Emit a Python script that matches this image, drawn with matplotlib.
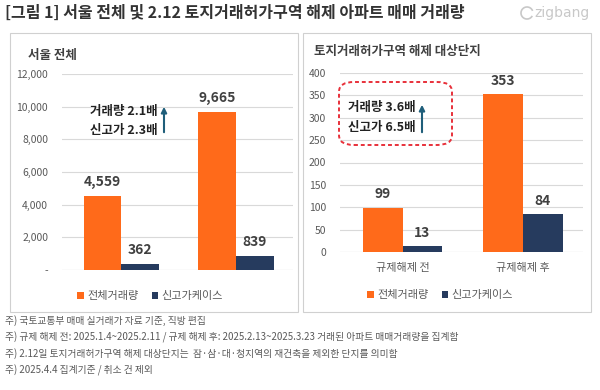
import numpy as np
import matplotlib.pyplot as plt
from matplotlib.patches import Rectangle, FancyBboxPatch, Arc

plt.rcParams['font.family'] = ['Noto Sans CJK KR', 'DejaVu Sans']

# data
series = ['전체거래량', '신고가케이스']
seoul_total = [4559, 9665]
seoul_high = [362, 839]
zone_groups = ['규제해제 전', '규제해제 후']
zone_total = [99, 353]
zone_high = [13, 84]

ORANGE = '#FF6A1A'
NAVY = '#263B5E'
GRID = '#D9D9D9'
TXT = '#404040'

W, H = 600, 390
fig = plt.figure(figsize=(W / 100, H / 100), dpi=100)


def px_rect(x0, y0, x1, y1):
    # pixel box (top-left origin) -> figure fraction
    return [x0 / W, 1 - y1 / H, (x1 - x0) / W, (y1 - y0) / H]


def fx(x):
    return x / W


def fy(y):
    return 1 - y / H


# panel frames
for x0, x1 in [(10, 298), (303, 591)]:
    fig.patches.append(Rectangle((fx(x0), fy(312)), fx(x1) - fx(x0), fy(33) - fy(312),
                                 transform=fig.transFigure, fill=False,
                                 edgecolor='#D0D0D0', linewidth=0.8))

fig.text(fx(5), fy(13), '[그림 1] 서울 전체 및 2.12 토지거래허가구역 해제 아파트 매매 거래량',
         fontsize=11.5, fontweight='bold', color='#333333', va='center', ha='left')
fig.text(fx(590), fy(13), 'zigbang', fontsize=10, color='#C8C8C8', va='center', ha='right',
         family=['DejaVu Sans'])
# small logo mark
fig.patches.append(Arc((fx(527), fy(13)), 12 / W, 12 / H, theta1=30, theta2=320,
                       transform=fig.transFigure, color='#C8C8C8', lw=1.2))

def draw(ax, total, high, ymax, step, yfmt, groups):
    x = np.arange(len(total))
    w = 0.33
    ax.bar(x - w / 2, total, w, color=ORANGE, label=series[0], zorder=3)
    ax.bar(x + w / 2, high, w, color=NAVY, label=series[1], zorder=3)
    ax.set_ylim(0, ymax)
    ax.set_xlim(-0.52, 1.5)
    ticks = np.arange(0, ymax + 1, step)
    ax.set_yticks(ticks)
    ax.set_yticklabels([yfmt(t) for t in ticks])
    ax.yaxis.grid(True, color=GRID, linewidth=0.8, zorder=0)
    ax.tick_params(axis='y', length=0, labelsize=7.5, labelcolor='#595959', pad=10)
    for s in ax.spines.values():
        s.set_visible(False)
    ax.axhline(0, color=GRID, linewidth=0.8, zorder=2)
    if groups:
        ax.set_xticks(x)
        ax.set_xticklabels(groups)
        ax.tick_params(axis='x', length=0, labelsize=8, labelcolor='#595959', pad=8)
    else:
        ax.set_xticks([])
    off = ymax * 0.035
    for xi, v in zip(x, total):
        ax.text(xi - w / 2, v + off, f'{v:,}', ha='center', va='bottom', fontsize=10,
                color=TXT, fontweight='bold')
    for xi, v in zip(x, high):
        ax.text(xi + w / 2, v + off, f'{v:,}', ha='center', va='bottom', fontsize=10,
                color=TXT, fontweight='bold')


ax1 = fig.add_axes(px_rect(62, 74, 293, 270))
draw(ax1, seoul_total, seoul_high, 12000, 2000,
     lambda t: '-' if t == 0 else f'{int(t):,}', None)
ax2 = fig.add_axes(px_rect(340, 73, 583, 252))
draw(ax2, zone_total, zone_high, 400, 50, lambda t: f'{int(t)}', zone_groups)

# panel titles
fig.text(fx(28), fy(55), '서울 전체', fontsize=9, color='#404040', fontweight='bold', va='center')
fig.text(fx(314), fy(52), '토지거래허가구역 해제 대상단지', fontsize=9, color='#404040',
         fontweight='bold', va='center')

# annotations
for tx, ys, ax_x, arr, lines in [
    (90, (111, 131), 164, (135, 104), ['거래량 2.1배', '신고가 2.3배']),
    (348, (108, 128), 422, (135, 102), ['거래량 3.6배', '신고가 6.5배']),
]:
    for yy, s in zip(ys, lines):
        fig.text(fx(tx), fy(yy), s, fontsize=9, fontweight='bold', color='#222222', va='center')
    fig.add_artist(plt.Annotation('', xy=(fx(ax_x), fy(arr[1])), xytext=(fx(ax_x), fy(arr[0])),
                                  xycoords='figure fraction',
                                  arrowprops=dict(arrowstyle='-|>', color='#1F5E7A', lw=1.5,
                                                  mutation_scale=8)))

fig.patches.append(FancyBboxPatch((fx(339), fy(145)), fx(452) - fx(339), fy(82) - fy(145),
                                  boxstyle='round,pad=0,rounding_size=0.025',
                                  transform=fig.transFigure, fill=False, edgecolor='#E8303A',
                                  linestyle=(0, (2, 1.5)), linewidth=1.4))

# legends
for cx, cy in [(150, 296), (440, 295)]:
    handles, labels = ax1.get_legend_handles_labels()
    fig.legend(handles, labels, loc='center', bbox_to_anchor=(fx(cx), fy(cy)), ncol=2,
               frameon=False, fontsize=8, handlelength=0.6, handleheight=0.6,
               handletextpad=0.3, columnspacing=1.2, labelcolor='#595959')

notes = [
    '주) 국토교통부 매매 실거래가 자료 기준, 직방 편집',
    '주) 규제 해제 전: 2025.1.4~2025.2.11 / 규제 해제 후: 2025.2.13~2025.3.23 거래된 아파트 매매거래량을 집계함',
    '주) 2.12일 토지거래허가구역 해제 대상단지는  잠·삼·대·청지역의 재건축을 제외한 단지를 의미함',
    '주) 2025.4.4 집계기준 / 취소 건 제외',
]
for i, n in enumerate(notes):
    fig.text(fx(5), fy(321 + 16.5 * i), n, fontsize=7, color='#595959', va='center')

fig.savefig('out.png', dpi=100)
^^^^^^^^
# [WRITTEN TASK]
Leave out the pictures and copy the rest of the material above exactly.

# [EXERCISE OUTPUT]
Emit a Python script that matches this image, drawn with matplotlib.
import numpy as np
import matplotlib.pyplot as plt
from matplotlib.patches import Rectangle, FancyBboxPatch, Arc

plt.rcParams['font.family'] = ['Noto Sans CJK KR', 'DejaVu Sans']

# data
series = ['전체거래량', '신고가케이스']
seoul_total = [4559, 9665]
seoul_high = [362, 839]
zone_groups = ['규제해제 전', '규제해제 후']
zone_total = [99, 353]
zone_high = [13, 84]

ORANGE = '#FF6A1A'
NAVY = '#263B5E'
GRID = '#D9D9D9'
TXT = '#404040'

W, H = 600, 390
fig = plt.figure(figsize=(W / 100, H / 100), dpi=100)


def px_rect(x0, y0, x1, y1):
    # pixel box (top-left origin) -> figure fraction
    return [x0 / W, 1 - y1 / H, (x1 - x0) / W, (y1 - y0) / H]


def fx(x):
    return x / W


def fy(y):
    return 1 - y / H


# panel frames
for x0, x1 in [(10, 298), (303, 591)]:
    fig.patches.append(Rectangle((fx(x0), fy(312)), fx(x1) - fx(x0), fy(33) - fy(312),
                                 transform=fig.transFigure, fill=False,
                                 edgecolor='#D0D0D0', linewidth=0.8))

fig.text(fx(5), fy(13), '[그림 1] 서울 전체 및 2.12 토지거래허가구역 해제 아파트 매매 거래량',
         fontsize=11.5, fontweight='bold', color='#333333', va='center', ha='left')
fig.text(fx(590), fy(13), 'zigbang', fontsize=10, color='#C8C8C8', va='center', ha='right',
         family=['DejaVu Sans'])
# small logo mark
fig.patches.append(Arc((fx(527), fy(13)), 12 / W, 12 / H, theta1=30, theta2=320,
                       transform=fig.transFigure, color='#C8C8C8', lw=1.2))

def draw(ax, total, high, ymax, step, yfmt, groups):
    x = np.arange(len(total))
    w = 0.33
    ax.bar(x - w / 2, total, w, color=ORANGE, label=series[0], zorder=3)
    ax.bar(x + w / 2, high, w, color=NAVY, label=series[1], zorder=3)
    ax.set_ylim(0, ymax)
    ax.set_xlim(-0.52, 1.5)
    ticks = np.arange(0, ymax + 1, step)
    ax.set_yticks(ticks)
    ax.set_yticklabels([yfmt(t) for t in ticks])
    ax.yaxis.grid(True, color=GRID, linewidth=0.8, zorder=0)
    ax.tick_params(axis='y', length=0, labelsize=7.5, labelcolor='#595959', pad=10)
    for s in ax.spines.values():
        s.set_visible(False)
    ax.axhline(0, color=GRID, linewidth=0.8, zorder=2)
    if groups:
        ax.set_xticks(x)
        ax.set_xticklabels(groups)
        ax.tick_params(axis='x', length=0, labelsize=8, labelcolor='#595959', pad=8)
    else:
        ax.set_xticks([])
    off = ymax * 0.035
    for xi, v in zip(x, total):
        ax.text(xi - w / 2, v + off, f'{v:,}', ha='center', va='bottom', fontsize=10,
                color=TXT, fontweight='bold')
    for xi, v in zip(x, high):
        ax.text(xi + w / 2, v + off, f'{v:,}', ha='center', va='bottom', fontsize=10,
                color=TXT, fontweight='bold')


ax1 = fig.add_axes(px_rect(62, 74, 293, 270))
draw(ax1, seoul_total, seoul_high, 12000, 2000,
     lambda t: '-' if t == 0 else f'{int(t):,}', None)
ax2 = fig.add_axes(px_rect(340, 73, 583, 252))
draw(ax2, zone_total, zone_high, 400, 50, lambda t: f'{int(t)}', zone_groups)

# panel titles
fig.text(fx(28), fy(55), '서울 전체', fontsize=9, color='#404040', fontweight='bold', va='center')
fig.text(fx(314), fy(52), '토지거래허가구역 해제 대상단지', fontsize=9, color='#404040',
         fontweight='bold', va='center')

# annotations
for tx, ys, ax_x, arr, lines in [
    (90, (111, 131), 164, (135, 104), ['거래량 2.1배', '신고가 2.3배']),
    (348, (108, 128), 422, (135, 102), ['거래량 3.6배', '신고가 6.5배']),
]:
    for yy, s in zip(ys, lines):
        fig.text(fx(tx), fy(yy), s, fontsize=9, fontweight='bold', color='#222222', va='center')
    fig.add_artist(plt.Annotation('', xy=(fx(ax_x), fy(arr[1])), xytext=(fx(ax_x), fy(arr[0])),
                                  xycoords='figure fraction',
                                  arrowprops=dict(arrowstyle='-|>', color='#1F5E7A', lw=1.5,
                                                  mutation_scale=8)))

fig.patches.append(FancyBboxPatch((fx(339), fy(145)), fx(452) - fx(339), fy(82) - fy(145),
                                  boxstyle='round,pad=0,rounding_size=0.025',
                                  transform=fig.transFigure, fill=False, edgecolor='#E8303A',
                                  linestyle=(0, (2, 1.5)), linewidth=1.4))

# legends
for cx, cy in [(150, 296), (440, 295)]:
    handles, labels = ax1.get_legend_handles_labels()
    fig.legend(handles, labels, loc='center', bbox_to_anchor=(fx(cx), fy(cy)), ncol=2,
               frameon=False, fontsize=8, handlelength=0.6, handleheight=0.6,
               handletextpad=0.3, columnspacing=1.2, labelcolor='#595959')

notes = [
    '주) 국토교통부 매매 실거래가 자료 기준, 직방 편집',
    '주) 규제 해제 전: 2025.1.4~2025.2.11 / 규제 해제 후: 2025.2.13~2025.3.23 거래된 아파트 매매거래량을 집계함',
    '주) 2.12일 토지거래허가구역 해제 대상단지는  잠·삼·대·청지역의 재건축을 제외한 단지를 의미함',
    '주) 2025.4.4 집계기준 / 취소 건 제외',
]
for i, n in enumerate(notes):
    fig.text(fx(5), fy(321 + 16.5 * i), n, fontsize=7, color='#595959', va='center')

fig.savefig('out.png', dpi=100)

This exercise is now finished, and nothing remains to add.